Newbegin bar, also two-storeyed and of brick,
had a pointed archway and a flat, battlemented
roof. (fn. 22) It was in a dangerous condition by 1735,
when repairs were ordered, and it was demolished in 1790. (fn. 23) Keldgate bar, for long let by the
town, was taken down in 1808 because of its
ruinous state. (fn. 24) A footway was made along the
eastern side of North bar soon after 1792, when
adjoining houses were rebuilt. (fn. 25) Rendering was
removed from the bar and a footway was added
along the western side c. 1867. (fn. 26)
Much of the town ditch had evidently been
filled in by the late 17th century and the name
Bar dike may then, as later, have been restricted
to the largest remnant of it, a rectangular pond
west of North bar. (fn. 27) 'Bar dike outside North
bar' was dressed in the 1680s and in 1734. (fn. 28)
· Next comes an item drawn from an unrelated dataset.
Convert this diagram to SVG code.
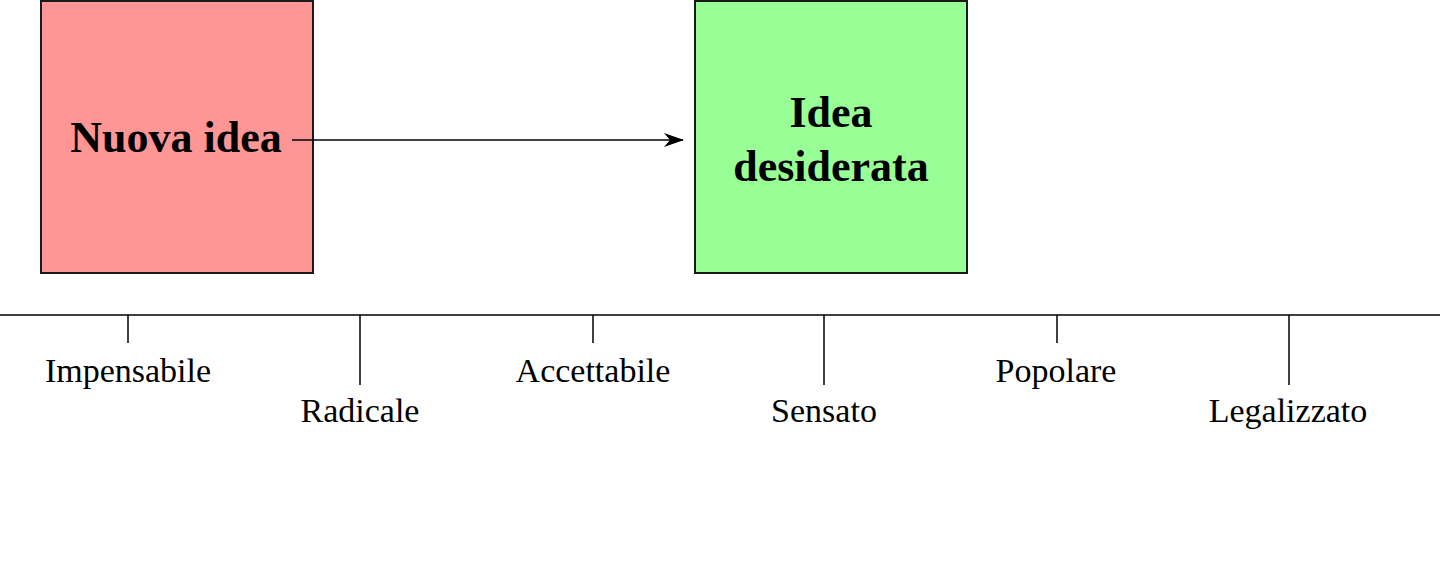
<svg xmlns="http://www.w3.org/2000/svg" width="1456" height="561" viewBox="0 0 1456 561">
<defs>
<style>
.box{stroke:#1a1a1a;stroke-width:2}
.title{font-family:"Liberation Serif",serif;font-weight:bold;font-size:44px;fill:#000;text-anchor:middle}
.lbl{font-family:"Liberation Serif",serif;font-size:34px;fill:#000;text-anchor:middle}
.ln{stroke:#000;stroke-width:1.5;fill:none}
</style>
<marker id="ah" viewBox="0 0 20 14" refX="19" refY="7" markerWidth="20" markerHeight="14" markerUnits="userSpaceOnUse" orient="auto">
<path d="M0,0 L20,7 L0,14 L6,7 Z" fill="#000"/>
</marker>
</defs>
<rect width="1456" height="561" fill="#fff"/>
<g id="nuova">
<rect class="box" x="41" y="1" width="272" height="272" fill="#fe9696"/>
<text class="title" x="176" y="152">Nuova idea</text>
</g>
<g id="desiderata">
<rect class="box" x="695" y="1" width="272" height="272" fill="#98fe96"/>
<text class="title" x="831" y="127">Idea</text>
<text class="title" x="831" y="181">desiderata</text>
</g>
<g id="connectors">
<line class="ln" x1="292" y1="140" x2="683" y2="140" marker-end="url(#ah)"/>
</g>
<g id="axis">
<line class="ln" x1="0" y1="315" x2="1440" y2="315"/>
<line class="ln" x1="128" y1="315" x2="128" y2="343"/>
<line class="ln" x1="360" y1="315" x2="360" y2="385"/>
<line class="ln" x1="593" y1="315" x2="593" y2="343"/>
<line class="ln" x1="824" y1="315" x2="824" y2="385"/>
<line class="ln" x1="1057" y1="315" x2="1057" y2="343"/>
<line class="ln" x1="1289" y1="315" x2="1289" y2="385"/>
<text class="lbl" x="128" y="382">Impensabile</text>
<text class="lbl" x="360" y="422">Radicale</text>
<text class="lbl" x="593" y="382">Accettabile</text>
<text class="lbl" x="824" y="422">Sensato</text>
<text class="lbl" x="1056" y="382">Popolare</text>
<text class="lbl" x="1288" y="422">Legalizzato</text>
</g>
</svg>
It was described in 1832 as an unwholesome
nuisance and a hindrance to drainage, (fn. 29) and it
was culverted in 1858. (fn. 30) That part of the ditch
which carried a stream from Westwood into Bar
dike was culverted in the later 18th or early 19th
century. (fn. 31) On the western side of the town parts
of the ditch were culverted c. 1858 (fn. 32) and c.
1881, (fn. 33) and the rest was filled in at the making
of the Leases c. 1930. (fn. 34)
The course of the town ditch from North bar
to Keldgate bar is well known. From North bar
the ditch evidently continued eastwards towards
Pighill Lane. (fn. 35) It then drained to Beverley
beck, (fn. 36) supposedly by way of Pighill Lane sewer
and Walker beck, which have been suggested as
the course of part of the town ditch. (fn. 37) There is,
however, no evidence that those watercourses
comprised a defensive ditch or indeed that the
eastern side of Beverley had any permanent
defences. On the southern side of the town the
alignment of boundaries near Keldgate bar (fn. 38)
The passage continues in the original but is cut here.